下期の見込みについては、マーガリン事業は、昨年に立ち上げた抜本的な構造改革により、9月単月で黒字を達成し、下期以降も、収益を出せる水準まで価格改定が実施できています。

加えて、コロナ禍からの人流、インバウンドの回復により、マーガリン事業にとっての大事なお客さまである土産菓子が、直近で見ると2019年のコロナ禍前まで回復していることが、プラスに働くと考えています。

食品素材においても、原材料高騰に対して追いついていなかった価格改定が進んでいることや、主力品であるSOYシートやビタミンK2などが好調に拡大していることから、下期のブレークイーブンは達成できると見込んでいます。

質疑応答:通期目標に対する具体的な戦略について

司会者:「前期は赤字、今期も通期予想は10億円という水準であるが、ここから110億円というのは、強気な目標設定に思えます。その具体的な戦略について、教えてください。成長の柱は高付加価値品とスペシャリティ事業なのでしょうか?」というご質問です。 

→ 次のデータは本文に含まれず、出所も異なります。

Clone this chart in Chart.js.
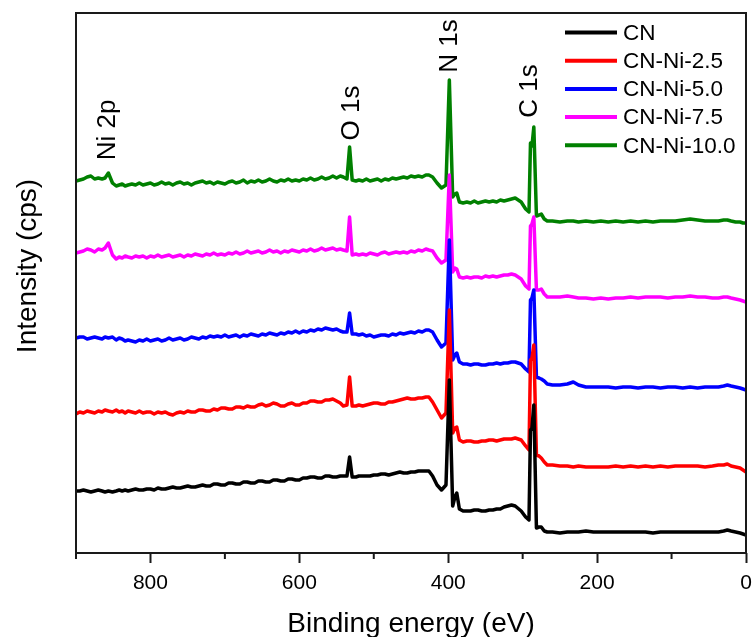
<!DOCTYPE html>
<html>
<head>
<meta charset="utf-8">
<title>XPS survey spectra</title>
<script src="https://cdn.jsdelivr.net/npm/chart.js@4/dist/chart.umd.min.js"></script>
<style>
  html, body { margin: 0; padding: 0; background: #ffffff; }
  #wrap { width: 753px; height: 637px; }
</style>
</head>
<body>
<div id="wrap"><canvas id="xps" width="753" height="637"></canvas></div>
<script>
// Binding energy grid (eV), shared by every spectrum
const bindingEnergy = [
  900, 895, 890, 885, 880, 875, 870, 865, 861, 856.5,
  851, 846, 842, 838, 834, 830, 825, 820, 815, 810,
  805, 800, 795, 790, 785, 780, 775, 770, 765, 760,
  755, 750, 745, 740, 735, 730, 725, 720, 715, 710,
  705, 700, 695, 690, 685, 680, 675, 670, 665, 660,
  655, 650, 645, 640, 635, 630, 625, 620, 615, 610,
  605, 600, 595, 590, 585, 580, 575, 570, 565, 560,
  555, 550, 545, 541, 536, 532.5, 529, 524, 520, 515,
  510, 505, 500, 495, 490, 485, 480, 475, 470, 465,
  460, 455, 450, 445, 440, 435, 430, 426, 421, 415,
  409, 403, 398.5, 394, 391, 388.5, 385, 380, 375, 370,
  365, 360, 355, 350, 345, 340, 335, 330, 325, 320,
  315, 310, 302, 296, 291.5, 289.5, 287.5, 285, 281.5, 278,
  275, 271, 267, 260, 250, 240, 232, 225, 215, 205,
  195, 185, 175, 165, 155, 145, 135, 125, 115, 105,
  95, 85, 75, 65, 55, 45, 37, 30, 25, 20,
  14, 8, 4, 0
];

// Intensities (arbitrary units, spectra stacked with offsets)
const cnCounts = [
  62, 62, 63, 62, 61, 62, 63, 62, 61, 62,
  61, 62, 63, 62, 63, 62, 63, 64, 63, 63,
  64, 64, 63, 65, 64, 64, 65, 66, 65, 65,
  66, 67, 66, 66, 67, 68, 67, 67, 69, 69,
  68, 68, 70, 70, 69, 69, 71, 71, 70, 70,
  72, 72, 71, 71, 73, 73, 72, 72, 74, 74,
  73, 73, 75, 75, 76, 76, 75, 75, 77, 77,
  76, 76, 77, 77, 77, 96, 76, 76, 77, 77,
  77, 77, 78, 78, 79, 79, 78, 79, 80, 81,
  80, 80, 81, 81, 82, 82, 82, 82, 77, 68,
  63, 68, 173, 47, 56, 60, 44, 42, 42, 42,
  43, 43, 42, 42, 43, 43, 44, 44, 46, 47,
  48, 47, 42, 36, 33, 123, 125, 148, 25, 26,
  26, 22, 21, 21, 20, 21, 21, 21, 22, 21,
  21, 21, 21, 21, 21, 21, 21, 20, 21, 21,
  21, 21, 21, 21, 21, 21, 21, 22, 23, 22,
  21, 20, 19, 18
];
const cnNi25Counts = [
  139, 141, 140, 142, 141, 140, 142, 141, 143, 142,
  141, 143, 141, 142, 140, 142, 141, 140, 142, 140,
  141, 141, 139, 141, 140, 141, 139, 138, 140, 141,
  140, 142, 141, 141, 143, 143, 142, 142, 144, 143,
  145, 145, 144, 144, 146, 146, 145, 147, 146, 146,
  148, 149, 147, 148, 150, 149, 147, 147, 149, 150,
  148, 148, 150, 150, 152, 152, 151, 151, 153, 153,
  154, 152, 150, 147, 148, 176, 147, 147, 148, 147,
  148, 149, 150, 150, 149, 149, 151, 151, 152, 153,
  154, 155, 154, 154, 155, 155, 156, 156, 151, 143,
  135, 140, 243, 120, 125, 126, 113, 111, 112, 112,
  111, 111, 112, 112, 113, 113, 112, 113, 114, 114,
  114, 115, 113, 107, 103, 193, 195, 208, 98, 97,
  95, 91, 88, 88, 87, 87, 86, 87, 86, 86,
  86, 86, 87, 86, 87, 86, 87, 86, 87, 86,
  87, 87, 87, 87, 86, 87, 88, 88, 89, 87,
  86, 85, 83, 81
];
const cnNi50Counts = [
  215, 216, 216, 214, 215, 216, 215, 214, 216, 215,
  216, 213, 215, 214, 212, 213, 212, 211, 213, 212,
  214, 212, 213, 214, 212, 213, 215, 213, 214, 215,
  213, 214, 216, 215, 214, 216, 215, 217, 216, 217,
  216, 218, 216, 217, 218, 216, 218, 217, 219, 218,
  217, 219, 218, 220, 219, 218, 220, 219, 221, 220,
  222, 220, 222, 221, 223, 222, 224, 223, 225, 224,
  223, 224, 222, 221, 221, 240, 219, 219, 218, 219,
  217, 218, 216, 217, 218, 218, 217, 219, 218, 220,
  219, 220, 221, 220, 222, 221, 223, 223, 221, 213,
  206, 210, 313, 193, 198, 200, 191, 189, 189, 188,
  189, 189, 188, 188, 189, 189, 190, 189, 190, 190,
  191, 191, 189, 184, 181, 253, 255, 263, 176, 175,
  174, 172, 169, 168, 168, 169, 171, 168, 166, 166,
  166, 166, 165, 166, 166, 165, 166, 166, 165, 166,
  166, 165, 166, 165, 166, 166, 166, 167, 168, 167,
  166, 165, 164, 163
];
const cnNi75Counts = [
  300, 301, 302, 304, 303, 301, 304, 303, 305, 310,
  298, 294, 296, 295, 297, 296, 295, 297, 296, 297,
  295, 297, 296, 298, 296, 297, 298, 296, 297, 298,
  296, 298, 297, 299, 298, 297, 299, 298, 300, 298,
  299, 298, 300, 299, 301, 299, 300, 302, 300, 301,
  302, 300, 301, 303, 301, 302, 300, 302, 301, 303,
  302, 301, 303, 302, 304, 302, 303, 305, 303, 304,
  305, 303, 304, 303, 302, 336, 298, 299, 298, 299,
  298, 300, 299, 298, 300, 301, 299, 300, 301, 300,
  301, 300, 302, 301, 303, 302, 304, 303, 302, 295,
  290, 293, 378, 281, 285, 284, 276, 275, 276, 275,
  276, 276, 275, 277, 276, 277, 276, 277, 278, 278,
  279, 278, 274, 267, 264, 327, 329, 336, 263, 263,
  264, 259, 256, 256, 256, 257, 256, 255, 255, 254,
  255, 254, 255, 255, 256, 255, 256, 256, 256, 255,
  256, 256, 257, 256, 256, 255, 255, 256, 256, 255,
  254, 253, 252, 251
];
const cnNi100Counts = [
  372, 373, 374, 376, 377, 374, 375, 374, 375, 380,
  370, 367, 368, 369, 367, 368, 369, 368, 370, 368,
  369, 370, 368, 369, 371, 369, 370, 368, 370, 371,
  369, 370, 368, 370, 371, 372, 370, 371, 369, 371,
  370, 369, 371, 372, 370, 371, 373, 370, 372, 371,
  373, 371, 372, 374, 372, 371, 373, 372, 374, 372,
  373, 372, 374, 373, 375, 373, 374, 376, 374, 375,
  377, 375, 377, 376, 374, 406, 373, 372, 373, 372,
  374, 372, 373, 374, 372, 374, 373, 375, 374, 375,
  376, 375, 377, 376, 377, 376, 378, 378, 376, 370,
  365, 368, 473, 356, 359, 360, 351, 350, 351, 350,
  352, 350, 351, 352, 351, 352, 351, 353, 352, 353,
  354, 355, 351, 344, 341, 410, 407, 426, 337, 338,
  339, 334, 332, 332, 331, 332, 332, 331, 332, 331,
  332, 331, 332, 331, 332, 331, 332, 331, 332, 332,
  332, 333, 334, 333, 332, 332, 332, 333, 333, 332,
  331, 331, 330, 330
];

const seriesNames = ['CN', 'CN-Ni-2.5', 'CN-Ni-5.0', 'CN-Ni-7.5', 'CN-Ni-10.0'];
const seriesCounts = [cnCounts, cnNi25Counts, cnNi50Counts, cnNi75Counts, cnNi100Counts];
const seriesColors = ['#000000', '#ff0000', '#0000ff', '#ff00ff', '#008000'];

seriesCounts.forEach((arr, i) => {
  if (arr.length !== bindingEnergy.length) {
    throw new Error(seriesNames[i] + ': ' + arr.length + ' values for ' + bindingEnergy.length + ' energies');
  }
});

// Core-level labels: text, binding energy and height where the label is centred
const peakLabels = [
  { text: 'Ni 2p', energy: 857, level: 423 },
  { text: 'O 1s',  energy: 529, level: 440 },
  { text: 'N 1s',  energy: 397.5, level: 507 },
  { text: 'C 1s',  energy: 290, level: 462 }
];

const FONT = '"Liberation Sans", Arial, Helvetica, sans-serif';

const datasets = seriesNames.map((name, i) => ({
  label: name,
  data: bindingEnergy.map((e, k) => ({ x: e, y: seriesCounts[i][k] })),
  borderColor: seriesColors[i],
  backgroundColor: seriesColors[i],
  borderWidth: 3.5,
  pointRadius: 0,
  tension: 0,
  borderJoinStyle: 'round',
  // later samples are painted over earlier ones
  order: i + 1
}));

const decorPlugin = {
  id: 'decor',
  afterDraw(chart) {
    const { ctx, chartArea: a, scales } = chart;
    const xs = scales.x, ys = scales.y;
    ctx.save();

    // minor ticks on the energy axis
    ctx.strokeStyle = '#1a1a1a';
    ctx.lineWidth = 2;
    ctx.beginPath();
    xs.ticks.forEach(t => {
      if (t.value % 200 !== 0) {
        const px = xs.getPixelForValue(t.value);
        ctx.moveTo(px, a.bottom);
        ctx.lineTo(px, a.bottom + 6);
      }
    });
    ctx.stroke();

    // frame
    ctx.strokeRect(a.left, a.top, a.right - a.left, a.bottom - a.top);

    ctx.fillStyle = '#000000';

    // axis titles
    ctx.font = '28px ' + FONT;
    ctx.textAlign = 'center';
    ctx.textBaseline = 'middle';
    ctx.fillText('Binding energy (eV)', (a.left + a.right) / 2, 624);
    ctx.save();
    ctx.translate(28, 266);
    ctx.rotate(-Math.PI / 2);
    ctx.fillText('Intensity (cps)', 0, 0);
    ctx.restore();

    // core-level labels
    ctx.font = '26px ' + FONT;
    peakLabels.forEach(p => {
      ctx.save();
      ctx.translate(xs.getPixelForValue(p.energy), ys.getPixelForValue(p.level));
      ctx.rotate(-Math.PI / 2);
      ctx.fillText(p.text, 0, 0);
      ctx.restore();
    });

    // legend
    ctx.font = '22.5px ' + FONT;
    ctx.textAlign = 'left';
    ctx.lineWidth = 4;
    seriesNames.forEach((name, i) => {
      const yy = 32.5 + i * 28.2;
      ctx.strokeStyle = seriesColors[i];
      ctx.beginPath();
      ctx.moveTo(565, yy);
      ctx.lineTo(617, yy);
      ctx.stroke();
      ctx.fillText(name, 623, yy + 1);
    });

    ctx.restore();
  }
};

new Chart(document.getElementById('xps'), {
  type: 'line',
  data: { datasets },
  plugins: [decorPlugin],
  options: {
    responsive: false,
    animation: false,
    events: [],
    layout: { padding: { left: 0, top: 13, right: 7, bottom: 0 } },
    plugins: { legend: { display: false }, tooltip: { enabled: false } },
    scales: {
      x: {
        type: 'linear',
        min: 0,
        max: 900,
        reverse: true,
        afterFit(scale) {
          scale.height = 84;
          scale.paddingLeft = 0;
          scale.paddingRight = 0;
        },
        border: { display: false },
        grid: {
          display: true,
          drawOnChartArea: false,
          drawTicks: true,
          tickLength: 10,
          tickWidth: 2,
          tickColor: c => (c.tick && c.tick.value % 200 === 0) ? '#1a1a1a' : 'rgba(0,0,0,0)'
        },
        ticks: {
          stepSize: 100,
          autoSkip: false,
          maxRotation: 0,
          padding: 8,
          color: '#000000',
          font: { family: FONT, size: 21 },
          callback: v => (v % 200 === 0 ? String(v) : '')
        }
      },
      y: {
        type: 'linear',
        min: 0,
        max: 540,
        afterFit(scale) { scale.width = 76; },
        border: { display: false },
        grid: { display: false },
        ticks: { display: false }
      }
    }
  }
});
</script>
</body>
</html>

佐藤:当社は、2019年度以前から60億円レベルの利益を出していました。そのレベルにまで1日でも早く回復させることが喫緊の課題であり、現在行っている施策と併せて必ず達成できると考えています。

目標を達成するために、例えば汎用品では単価のマージンコントロールをきちんと行い、高付加価値品への切り替えを進めていきます。その中でも、長持ちする油「SUSTEC」技術を用いた「長徳」シリーズや「スマートグリーンパック」など、うまくいっているものを推進していきます。

加えて構造改革も行いますので、これらを続けていけば、2026年の営業利益110億円という数字は決して不可能ではないと考えています。

質疑応答:搾油拠点統合に関する効果について

司会者:「この中計に日清オイリオグループとの搾油拠点統合に関する効果を織り込んでいるのか?」というご質問です。

佐藤:搾油拠点統合に関する効果は、中期経営計画に織り込んでいません。もともと「持続可能な国際競争力の強化」や「油脂と油粕の安定的な供給」、「環境・社会課題解決」を大義として掲げており、将来への打ち手ではありますが、これらは長期にわたって成果を出していくプロジェクトと考えているためです。

質疑応答:今後の価格の見通しについて

司会者:「販売先との交渉の内容、やり方についてです。原料価格が下がった際は値下げせざるを得ない状況なのでしょうか? それとも一定程度価格は維持できるのでしょうか? 市況が戻った時のイメージを教えてください」というご質問です。

上垣内猛氏:一部のお客さまからは、市況が安定した先を見通してそういったご意見があることは確かです。しかし、足元では原料の状況がいまだきちんと見えておらず、加えて円安の影響が大きいため、価格を維持していくことを考えています。

今後、市況が戻った時には、お客さまと相談しながら検討していきます。